ATI Graphics Solution rev 3 and monochrome ADI DM-14 (1985-6)

My Vienna 286 (1987) has finally got a monochrome MDA monitor so I can put back the original graphics card (ATI Graphic Solution rev 3). This first ATI chip (CW16800-A) has functions necessary to drive CGA and MDA/Hercules modes, so you can connect both types of monitors although the card is very small. In fact, I was thinking that it was something much newer than the rest of the system but that was not true. ATI implemented most of the circuits in a big GAL (Gate Array Logic, maybe that’s why they were called Array Technologies, Inc.) which allowed them to make the card very compact.

I’ve started with MCGA graphics in 1989 and then with SVGA graphics in 1990. I had never had an opportunity to play with Hercules graphics modes, so I was extremely curious. Using high-resolution text-mode applications in an MDA mode (IBM Monochrome Display Adapter) is a pleasure on this long-persistence screen. Especially when you consider that the same experience was possible since day one with IBM 5150 PC in 1981.

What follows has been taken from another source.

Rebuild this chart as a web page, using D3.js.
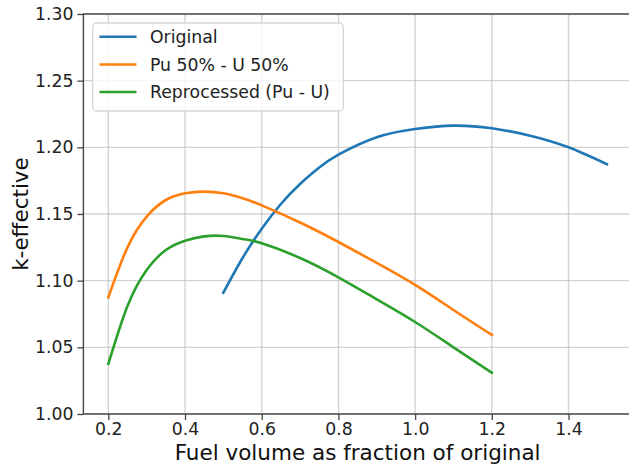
<!DOCTYPE html>
<html>
<head>
<meta charset="utf-8">
<script src="https://cdn.jsdelivr.net/npm/d3@7"></script>
<style>
  html, body { margin: 0; padding: 0; background: #ffffff; }
  svg { display: block; font-family: "DejaVu Sans", sans-serif; }
</style>
</head>
<body>
<div id="chart"></div>
<script>
// ---- data ----
const seriesNames = ["Original", "Pu 50% - U 50%", "Reprocessed (Pu - U)"];
const seriesColors = ["#1f77b4", "#ff7f0e", "#2ca02c"];

const originalX = [0.50, 0.55, 0.60, 0.65, 0.70, 0.75, 0.80, 0.90, 1.00, 1.10, 1.20, 1.30, 1.40, 1.50];
const originalY = [1.091, 1.117, 1.139, 1.1575, 1.1725, 1.1848, 1.1945, 1.2076, 1.2138, 1.2163, 1.2143, 1.2087, 1.2000, 1.1873];

const puuX = [0.20, 0.25, 0.30, 0.35, 0.40, 0.45, 0.50, 0.55, 0.60, 0.70, 0.80, 0.90, 1.00, 1.10, 1.20];
const puuY = [1.0875, 1.125, 1.148, 1.1605, 1.1655, 1.1668, 1.1655, 1.1618, 1.1565, 1.1436, 1.129, 1.1133, 1.0968, 1.078, 1.0593];

const reprocX = [0.20, 0.25, 0.30, 0.35, 0.40, 0.45, 0.50, 0.55, 0.60, 0.70, 0.80, 0.90, 1.00, 1.10, 1.20];
const reprocY = [1.0375, 1.081, 1.108, 1.123, 1.130, 1.1332, 1.1335, 1.1313, 1.128, 1.117, 1.1025, 1.086, 1.069, 1.050, 1.031];

const xTicks = [0.2, 0.4, 0.6, 0.8, 1.0, 1.2, 1.4];
const yTicks = [1.00, 1.05, 1.10, 1.15, 1.20, 1.25, 1.30];
const xLabel = "Fuel volume as fraction of original";
const yLabel = "k-effective";

// ---- layout ----
const W = 629, H = 470;
const plot = { left: 83.4, top: 14, right: 631.8, bottom: 414 };

const svg = d3.select("#chart").append("svg")
  .attr("width", W).attr("height", H);
svg.append("rect").attr("width", W).attr("height", H).attr("fill", "#fff");

const x = d3.scaleLinear().domain([0.135, 1.565]).range([plot.left, plot.right]);
const y = d3.scaleLinear().domain([1.0, 1.3]).range([plot.bottom, plot.top]);

// grid
const grid = svg.append("g");
grid.selectAll("line.gx").data(xTicks).enter().append("line")
  .attr("x1", d => x(d)).attr("x2", d => x(d))
  .attr("y1", plot.top).attr("y2", plot.bottom)
  .attr("stroke", "#b0b0b0").attr("stroke-opacity", 0.55).attr("stroke-width", 1.4);
grid.selectAll("line.gy").data(yTicks).enter().append("line")
  .attr("y1", d => y(d)).attr("y2", d => y(d))
  .attr("x1", plot.left).attr("x2", plot.right)
  .attr("stroke", "#b0b0b0").attr("stroke-opacity", 0.55).attr("stroke-width", 1.4);

// axes
const xAxis = d3.axisBottom(x).tickValues(xTicks).tickFormat(d3.format(".1f"))
  .tickSize(6).tickPadding(3);
const yAxis = d3.axisLeft(y).tickValues(yTicks).tickFormat(d3.format(".2f"))
  .tickSize(6).tickPadding(4);

const gx = svg.append("g").attr("transform", `translate(0,${plot.bottom})`).call(xAxis);
const gy = svg.append("g").attr("transform", `translate(${plot.left},0)`).call(yAxis);
[gx, gy].forEach(g => {
  g.select(".domain").remove();
  g.selectAll(".tick line").attr("stroke", "#444").attr("stroke-width", 1.3);
  g.selectAll(".tick text").attr("fill", "#222").style("font-size", "17.3px")
    .style("font-family", "'DejaVu Sans', sans-serif");
});

// curves
const line = d3.line().x(d => x(d[0])).y(d => y(d[1])).curve(d3.curveNatural);
const series = [
  d3.zip(originalX, originalY),
  d3.zip(puuX, puuY),
  d3.zip(reprocX, reprocY)
];
svg.append("g").selectAll("path").data(series).enter().append("path")
  .attr("d", line)
  .attr("fill", "none")
  .attr("stroke", (d, i) => seriesColors[i])
  .attr("stroke-width", 2.6)
  .attr("stroke-linecap", "square");

// spines
svg.append("rect")
  .attr("x", plot.left).attr("y", plot.top)
  .attr("width", plot.right - plot.left).attr("height", plot.bottom - plot.top)
  .attr("fill", "none").attr("stroke", "#444").attr("stroke-width", 1.4);

// axis labels
svg.append("text")
  .attr("x", (plot.left + plot.right) / 2).attr("y", 460)
  .attr("text-anchor", "middle").attr("fill", "#111")
  .style("font-size", "21.5px").text(xLabel);
svg.append("text")
  .attr("transform", `translate(28,${(plot.top + plot.bottom) / 2}) rotate(-90)`)
  .attr("text-anchor", "middle").attr("fill", "#111")
  .style("font-size", "21.5px").text(yLabel);

// legend
const leg = svg.append("g");
leg.append("rect")
  .attr("x", 92.7).attr("y", 23).attr("width", 250.6).attr("height", 88)
  .attr("rx", 4).attr("ry", 4)
  .attr("fill", "#fff").attr("fill-opacity", 0.8)
  .attr("stroke", "#d6d6d6").attr("stroke-width", 1.3);
const rowY = [36.7, 64.5, 92];
seriesNames.forEach((name, i) => {
  leg.append("line")
    .attr("x1", 99.5).attr("x2", 136.5)
    .attr("y1", rowY[i]).attr("y2", rowY[i])
    .attr("stroke", seriesColors[i]).attr("stroke-width", 2.6);
  leg.append("text")
    .attr("x", 150).attr("y", rowY[i] + 6.3)
    .attr("fill", "#222").style("font-size", "17.3px").text(name);
});
</script>
</body>
</html>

Hercules Graphics Adapter (HGC) used almost the same signal timing as MDA and added a graphics mode where each pixel (720×348) could be changed independently. This allowed business applications to use high-resolution monochrome graphics (black/white) and the card became quite popular (ATI was not the only company making HGC clones).

HGC mode is not the best choice for gaming. Although a lot of games supported the HGC mode, they usually used a simple hack with CGA data. These were the typical approaches:

  • Prince of Persia: 320×200 CGA graphics is horizontally stretched to 640 pixels where each two adjacent pixels are used for dithering (4 shades -> 2 shades). There is no vertical expansion used in the game. The developers just put the 200-row graphics in the center of the 348-row screen.
  • Stunts improved the approach used in Prince of Persia. There is always a black row after two standard rows, so the screen is expanded to 300 rows. I’m surprised that it doesn’t look bad at all on the real CRT.
  • F-15 Strike Eagle tries to expand the graphics to the whole screen area. The vertical expansion is done by doubling every second row.
  • Microsoft Flight Simulator 3.0 looks great because it works with vector graphics. Thus, it can use the full HGC resolution. The result is better than with CGA with exception of the 16-color composite CGA output.